Durch die Detailtiefe und breitbandige Betrachtung ist das Buch nicht nur im schieren Umfang ein Brecher, sondern auch inhaltlich. Zugute halten muss man Longerich die neutrale und aufmerksame Analyse der historischen Vorgänge. An dieser Stelle ist das Buch wohl eine sehr gute Quelle aus historischer Sicht. Mehr Leser würde das Buch aber durch weniger Details finden. Trotzdem habe ich das Buch wegen der guten Lesbarkeit und der interessanten, oft unbekannten Einzelheiten und der historischen Entwicklungen nicht aus der Hand legen wollen. Denn im Gegensatz zum Untertitel ist es eben nicht nur die Sicht auf Deutschland, sondern eine europäische Betrachtung.

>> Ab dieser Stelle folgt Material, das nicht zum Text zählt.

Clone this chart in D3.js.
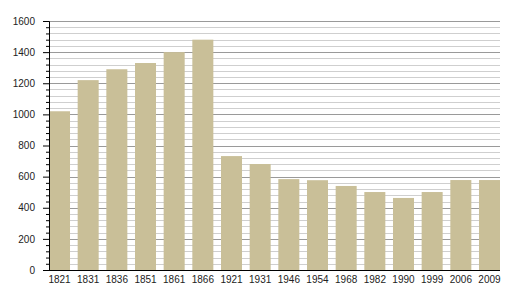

Die über alles, was man im Geschichtsunterricht lernt, um Potenzen hinaus geht. Interessant für Leser, die tief in die Geschichte einsteigen wollen und die Muße für so einen Wälzer haben.
Der Klappentext:
Unverändert scheint das Amalgam der Motive für den die deutsche Geschichte durchziehenden Antisemitismus: Er speist sich aus Zuschreibungen und Neid, zudem aus der Suche nach Schuldigen, mit dem Ziel ihrer mehr oder minder manifesten Exklusion aus der Mehrheitsgesellschaft. Peter Longerich entzieht der These den Boden, eine ursprünglich religiös motivierte Judenfeindschaft habe sich erst im Zuge der Nationwerdung Deutschlands zum politisch-gesellschaftlichen Antisemitismus gewandelt. Vielmehr habe sich dieser einer Palette jahrhundertelang verfestigter Muster bedient und sich dergestalt als anschlussfähig an politisch-ökonomische Großwetterlagen aller Art erwiesen. Longerich destilliert aus der Programmatik der maßgeblichen Akteure und Strömungen seit der Aufklärung das mentale Gerüst, das in wechselnder Akzentuierung Juden ihre Integration, ihre Rechte und ihre Emanzipationsleistungen absprach, ihre Assimilation, Auswanderung oder Tötung forderte und schließlich im Holocaust mündete. Für die Gegenwart konstatiert Longerich den Fortbestand einer historisch tradierten antisemitischen Grundströmung. Sie finde in den medialen Möglichkeiten des 21. Jahrhunderts neue, teils schwer zu erfassende Verbreitungsformen für die zahlreichen Facetten offener und subtiler Judenfeindlichkeit.